Pourtant, fin 2016, les frappes aériennes s’intensifient. Il est de plus en plus difficile de trouver du lait pour la petite Sama dans une ville assiégée. En décembre, Waad enceinte de son deuxième enfant attend dans le froid, avec son mari et sa fille, le dernier convoi de l’ONU pour quitter Alep, avec dans ses valises 12 disques durs et 300 heures d’images.
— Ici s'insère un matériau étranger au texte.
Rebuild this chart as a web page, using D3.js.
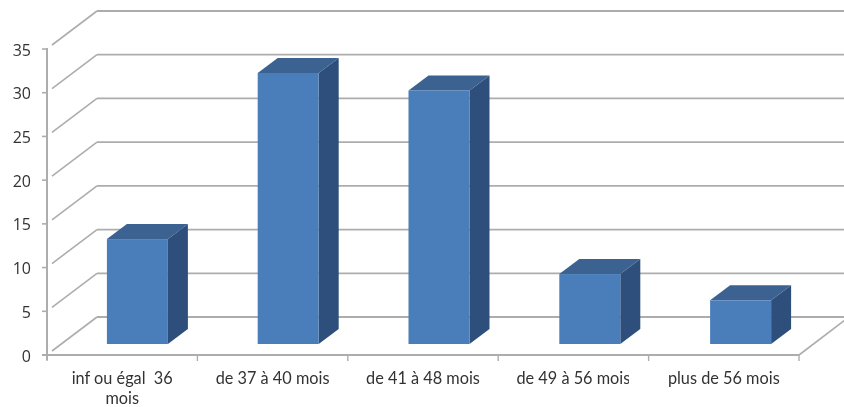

Pour Sama : un documentaire pour poursuivre le combat loin de la Syrie

Après un an passé en Turquie, Waad al-Kateab et sa famille s’installent à Londres où ils obtiennent l’asile politique. La journaliste syrienne travaille pendant deux ans au montage de son documentaire avec le réalisateur britannique Edward Watts. Pour Sama, sorti en octobre 2019, a reçu de nombreuses récompenses dont le Prix de l’Œil d’or au festival de Cannes 2019 et le prix du meilleur film documentaire aux BAFTA 2020. Il a été également nommé aux Oscars 2020 dans la catégorie du meilleur film documentaire. Sur le tapis rouge, Waad al-Kateab portait une robe sur laquelle était brodé un extrait d’un poème en arabe disant « nous avons osé rêver et nous ne regretterons pas d’avoir demandé la dignité ».

 

La jeune journaliste poursuit son combat loin d’Alep en sensibilisant la communauté internationale sur le sort des Syriens, tout en gardant l’espoir retourner un jour dans son pays. La médiatisation de son film lui permet de porter au monde son message : alerter sur la souffrance des civils en Syrie et faire cesser les bombardements sur les hôpitaux.

Cette biographie de Waad al-Kateab rappelle le courage et l’humanisme de grandes résistantes comme Irena Sendler. Des parcours de femmes inspirantes qui osent prendre la parole pour défendre leurs convictions et risquer leur vie pour sauver celle des autres.